1. Robert Cheruiyot, KEN, 50 points; 1st Boston, 2:07:14; 1st The La Salle Bank Chicago, 2:07:35
2. Felix Limo, KEN, 25 points, 1st Flora London, 2:06:39
2. Haile Gebrselassie, ETH, 25 points; 1st real,-Berlin, 2:05:56
4. Ben Maiyo, KEN, 15 points; 2nd Boston, 2:08:21
4. Martin Lel, KEN, 15 points, 2nd Flora London, 2:06:41
4. Gudisa Shentema, KEN, 15 points, 2nd real,-Berlin, 2:10:43
4. Daniel Njenga, KEN, 15 points, 2nd The LaSalle Bank Chicago, 2:07:40
8. Meb Keflezighi, USA, 10 points, 3rd Boston, 2:09:56
8. Hendrick Ramaala, RSA, 10 points, 3rd Flora London, 2:06:55
8. Kurao Umeki, JPN, 10 points, 3rd real,-Berlin, 2:13:43
8. Jimmy Muindi, KEN, 10 points, 3rd The LaSalle Bank Chicago, 2:07:51
12. Brian Sell, USA, 5 points, 4th Boston, 2:10:55
12. Khalid Khannouchi, USA, 5 points, 4th Flora London, 2:07:04
12. Terefe Yae, ETH, 5 points, 4th real,-Berlin, 2:15:05
12. Abdi Adirahman, USA, 5 points, 4th The LaSalle Bank Chicago, 2:08:56
16. Alan Culpepper, USA, 1 point, 5th Boston, 2:11:02,
16. Stefano Baldini, ITA, 1 point, 5th Flora London, 2:07:22
16. Ahmed Ezzobayry, FRA, 1 point, 5th real,-Berlin, 2:15:29
16. Robert Cheboror, KEN, 1 point, 5th The LaSalle Bank Chicago, 2:09:25
1. Berhane Adere, ETH, 30 points, 1st The LaSalle Bank Chicago, 2:20:42; 4th Flora London, 2:21:52
2. Rita Jeptoo, KEN, 25 points, 1st Boston, 2:23:38
2.Deena Kastor, USA, 25 points, 1st Flora London, 2:19:36
2. Gete Wami, ETH, 25 points, 1st real,-Berlin, 2:21:34
5. Galina Bogomolova, RUS, 16 points, 2nd The LaSalle Bank Chicago, 2:20:47; 5th Flora London, 2:21:58
6. Jelena Prokopcuka, LAT, 15 points, 2nd Boston, 2:23:48
6. Ludmila Petrova, RUS, 15 points, 2nd Flora London, 2:12:29
6. Salina Kosgei, KEN, 15 points, 2nd real,-Berlin, 2:23:22
9. Reiko Tosa, JPN, 10 points, 3rd Boston, 2:24:11
9. Susan Chepkemei, KEN, 10 points, 3rd Flora London, 2:21:46
9. Monica Drybulska, POL, 10 points, 3rd real,-Berlin, 2:30:12
9. Benita Johnson, AUS, 10 points, 3rd The LaSalle Bank Chicago, 2:22:36
13. Bruna Genovese, ITA, 5 points, 4th Boston, 2:25:28
13. Asha Gigi, ETH, 5 points, 4th real,-Berlin, 2:32:32
13. Madai Perez Carrillo, MEX, 5 points, 4th The LaSalle Bank Chicago, 2:22:59
16. Kiyoko Shimahara, JPN, 1 point, 5th Boston, 2:26:52
16. Marcia Narlock, BRA, 1 point, 5th real,-Berlin, 2:35:28
16. Constantina Tomescu-Dita, ROM, 1 point, 5th The LaSalle Bank Chicago, 2:24:25.

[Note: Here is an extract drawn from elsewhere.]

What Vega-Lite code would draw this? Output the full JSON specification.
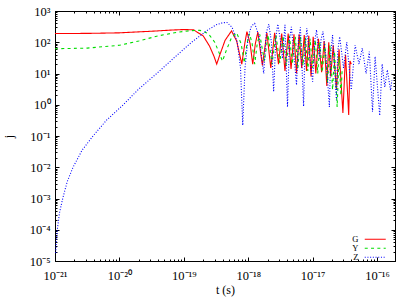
{
  "$schema": "https://vega.github.io/schema/vega-lite/v6.json",
  "autosize": "none",
  "width": 340,
  "height": 250,
  "padding": {"left": 55, "top": 11, "right": 20, "bottom": 36},
  "background": "white",
  "config": {
    "view": {"stroke": "#000", "strokeWidth": 1},
    "font": "Liberation Serif",
    "axis": {"domainColor": "#000", "tickColor": "#000", "labelFont": "Liberation Serif", "titleFont": "Liberation Serif", "labelColor": "#000", "titleColor": "#000", "grid": false, "labelOverlap": false, "labelFlush": false, "labelBound": false}
  },
  "data": {"values": [
    {"s":"G","t":1e-21,"j":190},{"s":"G","t":3.16e-21,"j":192},{"s":"G","t":1e-20,"j":200},{"s":"G","t":3.16e-20,"j":225},{"s":"G","t":6.31e-20,"j":245},{"s":"G","t":1e-19,"j":255},{"s":"G","t":1.41e-19,"j":250},{"s":"G","t":2.0e-19,"j":160},{"s":"G","t":2.51e-19,"j":75},{"s":"G","t":2.95e-19,"j":35},{"s":"G","t":3.24e-19,"j":20},{"s":"G","t":3.63e-19,"j":40},{"s":"G","t":4.37e-19,"j":115},{"s":"G","t":5.5e-19,"j":230},{"s":"G","t":6.61e-19,"j":110},{"s":"G","t":7.94e-19,"j":20},{"s":"G","t":8.91e-19,"j":100},{"s":"G","t":9.55e-19,"j":220},{"s":"G","t":1.07e-18,"j":90},{"s":"G","t":1.175e-18,"j":20},{"s":"G","t":1.29e-18,"j":90},{"s":"G","t":1.41e-18,"j":210},{"s":"G","t":1.66e-18,"j":18},{"s":"G","t":1.95e-18,"j":200},{"s":"G","t":2.24e-18,"j":15},{"s":"G","t":2.57e-18,"j":200},{"s":"G","t":2.95e-18,"j":20},{"s":"G","t":3.31e-18,"j":190},{"s":"G","t":3.72e-18,"j":12},{"s":"G","t":4.17e-18,"j":190},{"s":"G","t":4.62e-18,"j":14},{"s":"G","t":5.13e-18,"j":180},{"s":"G","t":5.62e-18,"j":10},{"s":"G","t":6.17e-18,"j":180},{"s":"G","t":6.76e-18,"j":15},{"s":"G","t":7.41e-18,"j":170},{"s":"G","t":8.04e-18,"j":12},{"s":"G","t":8.71e-18,"j":160},{"s":"G","t":9.44e-18,"j":8},{"s":"G","t":1.02e-17,"j":150},{"s":"G","t":1.12e-17,"j":10},{"s":"G","t":1.23e-17,"j":130},{"s":"G","t":1.38e-17,"j":11},{"s":"G","t":1.51e-17,"j":110},{"s":"G","t":1.66e-17,"j":4},{"s":"G","t":1.78e-17,"j":100},{"s":"G","t":1.905e-17,"j":8},{"s":"G","t":2.09e-17,"j":80},{"s":"G","t":2.34e-17,"j":3},{"s":"G","t":2.57e-17,"j":60},{"s":"G","t":2.95e-17,"j":0.55},{"s":"G","t":3.24e-17,"j":40},{"s":"G","t":3.63e-17,"j":0.47},{"s":"G","t":3.8e-17,"j":25},{"s":"G","t":3.98e-17,"j":20},
    {"s":"Y","t":1e-21,"j":62},{"s":"Y","t":3.16e-21,"j":65},{"s":"Y","t":1e-20,"j":80},{"s":"Y","t":2.0e-20,"j":110},{"s":"Y","t":3.98e-20,"j":160},{"s":"Y","t":7.94e-20,"j":210},{"s":"Y","t":1.26e-19,"j":235},{"s":"Y","t":1.78e-19,"j":240},{"s":"Y","t":2.4e-19,"j":190},{"s":"Y","t":3.02e-19,"j":100},{"s":"Y","t":3.55e-19,"j":45},{"s":"Y","t":3.98e-19,"j":25},{"s":"Y","t":4.57e-19,"j":55},{"s":"Y","t":5.5e-19,"j":140},{"s":"Y","t":6.61e-19,"j":200},{"s":"Y","t":7.76e-19,"j":90},{"s":"Y","t":8.71e-19,"j":22},{"s":"Y","t":9.55e-19,"j":90},{"s":"Y","t":1.047e-18,"j":190},{"s":"Y","t":1.15e-18,"j":90},{"s":"Y","t":1.26e-18,"j":20},{"s":"Y","t":1.38e-18,"j":90},{"s":"Y","t":1.51e-18,"j":180},{"s":"Y","t":1.78e-18,"j":25},{"s":"Y","t":2.04e-18,"j":170},{"s":"Y","t":2.34e-18,"j":20},{"s":"Y","t":2.69e-18,"j":170},{"s":"Y","t":3.09e-18,"j":22},{"s":"Y","t":3.47e-18,"j":160},{"s":"Y","t":3.89e-18,"j":18},{"s":"Y","t":4.37e-18,"j":160},{"s":"Y","t":4.84e-18,"j":20},{"s":"Y","t":5.37e-18,"j":150},{"s":"Y","t":5.89e-18,"j":15},{"s":"Y","t":6.46e-18,"j":150},{"s":"Y","t":7.08e-18,"j":18},{"s":"Y","t":7.76e-18,"j":140},{"s":"Y","t":8.41e-18,"j":12},{"s":"Y","t":9.12e-18,"j":130},{"s":"Y","t":1.0e-17,"j":15},{"s":"Y","t":1.1e-17,"j":120},{"s":"Y","t":1.2e-17,"j":10},{"s":"Y","t":1.29e-17,"j":100},{"s":"Y","t":1.41e-17,"j":11},{"s":"Y","t":1.55e-17,"j":90},{"s":"Y","t":1.7e-17,"j":5},{"s":"Y","t":1.86e-17,"j":80},{"s":"Y","t":2.04e-17,"j":3},{"s":"Y","t":2.19e-17,"j":50},{"s":"Y","t":2.4e-17,"j":0.85},{"s":"Y","t":2.57e-17,"j":35},{"s":"Y","t":2.75e-17,"j":2},{"s":"Y","t":2.88e-17,"j":15},
    {"s":"Z","t":1.026e-21,"j":1.8e-5},{"s":"Z","t":1.047e-21,"j":4e-5},{"s":"Z","t":1.086e-21,"j":1e-4},{"s":"Z","t":1.175e-21,"j":3.5e-4},{"s":"Z","t":1.318e-21,"j":1e-3},{"s":"Z","t":1.549e-21,"j":3.5e-3},{"s":"Z","t":1.905e-21,"j":1e-2},{"s":"Z","t":2.63e-21,"j":3.5e-2},{"s":"Z","t":3.89e-21,"j":0.1},{"s":"Z","t":6.31e-21,"j":0.32},{"s":"Z","t":1.148e-20,"j":1},{"s":"Z","t":2.0e-20,"j":3.2},{"s":"Z","t":3.8e-20,"j":10},{"s":"Z","t":7.08e-20,"j":32},{"s":"Z","t":1.32e-19,"j":100},{"s":"Z","t":2.24e-19,"j":230},{"s":"Z","t":3.16e-19,"j":360},{"s":"Z","t":3.98e-19,"j":420},{"s":"Z","t":4.68e-19,"j":430},{"s":"Z","t":5.62e-19,"j":300},{"s":"Z","t":6.76e-19,"j":100},{"s":"Z","t":7.59e-19,"j":15},{"s":"Z","t":8.22e-19,"j":0.22},{"s":"Z","t":8.91e-19,"j":15},{"s":"Z","t":1.0e-18,"j":150},{"s":"Z","t":1.12e-18,"j":330},{"s":"Z","t":1.26e-18,"j":400},{"s":"Z","t":1.48e-18,"j":150},{"s":"Z","t":1.74e-18,"j":10},{"s":"Z","t":1.905e-18,"j":200},{"s":"Z","t":2.09e-18,"j":380},{"s":"Z","t":2.29e-18,"j":100},{"s":"Z","t":2.48e-18,"j":2.6},{"s":"Z","t":2.69e-18,"j":150},{"s":"Z","t":2.88e-18,"j":380},{"s":"Z","t":3.16e-18,"j":120},{"s":"Z","t":3.39e-18,"j":30},{"s":"Z","t":3.72e-18,"j":360},{"s":"Z","t":4.07e-18,"j":0.85},{"s":"Z","t":4.37e-18,"j":120},{"s":"Z","t":4.68e-18,"j":310},{"s":"Z","t":5.13e-18,"j":40},{"s":"Z","t":5.62e-18,"j":4.3},{"s":"Z","t":6.03e-18,"j":120},{"s":"Z","t":6.46e-18,"j":300},{"s":"Z","t":7.24e-18,"j":0.9},{"s":"Z","t":7.59e-18,"j":60},{"s":"Z","t":8.13e-18,"j":280},{"s":"Z","t":8.91e-18,"j":40},{"s":"Z","t":1.0e-17,"j":5.5},{"s":"Z","t":1.07e-17,"j":100},{"s":"Z","t":1.15e-17,"j":250},{"s":"Z","t":1.23e-17,"j":60},{"s":"Z","t":1.29e-17,"j":30},{"s":"Z","t":1.35e-17,"j":120},{"s":"Z","t":1.445e-17,"j":220},{"s":"Z","t":1.62e-17,"j":30},{"s":"Z","t":1.82e-17,"j":0.85},{"s":"Z","t":1.905e-17,"j":40},{"s":"Z","t":2.04e-17,"j":170},{"s":"Z","t":2.34e-17,"j":1.4},{"s":"Z","t":2.45e-17,"j":50},{"s":"Z","t":2.63e-17,"j":150},{"s":"Z","t":3.02e-17,"j":15},{"s":"Z","t":3.39e-17,"j":100},{"s":"Z","t":3.98e-17,"j":3},{"s":"Z","t":4.57e-17,"j":80},{"s":"Z","t":5.25e-17,"j":20},{"s":"Z","t":5.89e-17,"j":65},{"s":"Z","t":6.76e-17,"j":10},{"s":"Z","t":7.59e-17,"j":50},{"s":"Z","t":8.51e-17,"j":0.6},{"s":"Z","t":9.33e-17,"j":35},{"s":"Z","t":1.1e-16,"j":0.45},{"s":"Z","t":1.2e-16,"j":20},{"s":"Z","t":1.32e-16,"j":3.7},{"s":"Z","t":1.445e-16,"j":13},{"s":"Z","t":1.62e-16,"j":2.9},{"s":"Z","t":1.7e-16,"j":6}
  ]},
  "layer": [
    {
      "mark": {"type": "line", "strokeWidth": 1.1, "clip": true},
      "encoding": {
        "x": {"field": "t", "type": "quantitative",
          "scale": {"type": "log", "domain": [1e-21, 1.9e-16], "nice": false},
          "axis": {"orient": "bottom", "title": "t (s)", "titleFontSize": 12, "titleFontWeight": "normal",
            "titleX": 170, "titleY": 28, "titleBaseline": "middle", "titleAlign": "center",
            "tickCount": 30, "labelFontSize": 12.5, "labelPadding": 12,
            "tickSize": {"condition": {"test": "abs(log(datum.value)/LN10 - round(log(datum.value)/LN10)) < 1e-6", "value": -4}, "value": -2},
            "labelExpr": "abs(log(datum.value)/LN10 - round(log(datum.value)/LN10)) < 1e-6 ? '10' + replace(replace(replace(replace(replace(replace(replace(replace(replace(replace(replace('' + round(log(datum.value)/LN10), '-', '⁻'), '0', '⁰'), '1', '¹'), '2', '²'), '3', '³'), '4', '⁴'), '5', '⁵'), '6', '⁶'), '7', '⁷'), '8', '⁸'), '9', '⁹') : ''"}},
        "y": {"field": "j", "type": "quantitative",
          "scale": {"type": "log", "domain": [1e-5, 1000], "nice": false},
          "axis": {"orient": "left", "title": "j", "titleFontSize": 12, "titleFontWeight": "normal",
            "titleX": -47, "titleY": 125, "titleBaseline": "middle", "titleAlign": "center",
            "tickCount": 30, "labelFontSize": 12.5, "labelPadding": 9,
            "tickSize": {"condition": {"test": "abs(log(datum.value)/LN10 - round(log(datum.value)/LN10)) < 1e-6", "value": -4}, "value": -2},
            "labelExpr": "abs(log(datum.value)/LN10 - round(log(datum.value)/LN10)) < 1e-6 ? '10' + replace(replace(replace(replace(replace(replace(replace(replace(replace(replace(replace('' + round(log(datum.value)/LN10), '-', '⁻'), '0', '⁰'), '1', '¹'), '2', '²'), '3', '³'), '4', '⁴'), '5', '⁵'), '6', '⁶'), '7', '⁷'), '8', '⁸'), '9', '⁹') : ''"}},
        "color": {"field": "s", "type": "nominal",
          "scale": {"domain": ["G", "Y", "Z"], "range": ["#ff0000", "#00dd00", "#0000ff"]},
          "legend": {"orient": "none", "legendX": 316, "legendY": 224, "title": null, "padding": 0,
            "symbolType": "M-4,0H4", "symbolSize": 27.6, "symbolStrokeWidth": 1.2,
            "labelFont": "Liberation Serif", "labelFontSize": 8.5, "labelColor": "#000",
            "labelAlign": "right", "labelOffset": -21, "rowPadding": -1}},
        "strokeDash": {"field": "s", "type": "nominal",
          "scale": {"domain": ["G", "Y", "Z"], "range": [[1, 0], [3, 3.3], [1, 1.7]]}}
      }
    },
    {
      "mark": {"type": "point", "opacity": 0},
      "encoding": {
        "x": {"field": "t", "type": "quantitative",
          "axis": {"orient": "top", "title": null, "labels": false, "tickCount": 30,
            "tickSize": {"condition": {"test": "abs(log(datum.value)/LN10 - round(log(datum.value)/LN10)) < 1e-6", "value": -4}, "value": -2}}},
        "y": {"field": "j", "type": "quantitative",
          "axis": {"orient": "right", "title": null, "labels": false, "tickCount": 30,
            "tickSize": {"condition": {"test": "abs(log(datum.value)/LN10 - round(log(datum.value)/LN10)) < 1e-6", "value": -4}, "value": -2}}}
      }
    }
  ],
  "resolve": {"axis": {"x": "independent", "y": "independent"}}
}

Launched with the Boston Marathon this year, the World Marathon Majors is an innovative alliance among the world’s five leading marathons—Boston, Flora London, real,-Berlin, The LaSalle Bank Chicago, and ING New York City. Competitors accumulate points in a maximum of four races over a two-year period, the eventual male and female winners taking equal shares of a $1,000,000 prize purse. Each two-year WMM season overlaps; the cycle is, therefore, 2006/2007, 2007/2008, 2009/2010, etc. After 2007, the prize money is awarded at the end of each year. In the year’s in which they occur, the World Championships and Olympic Games are also part of the WMM series.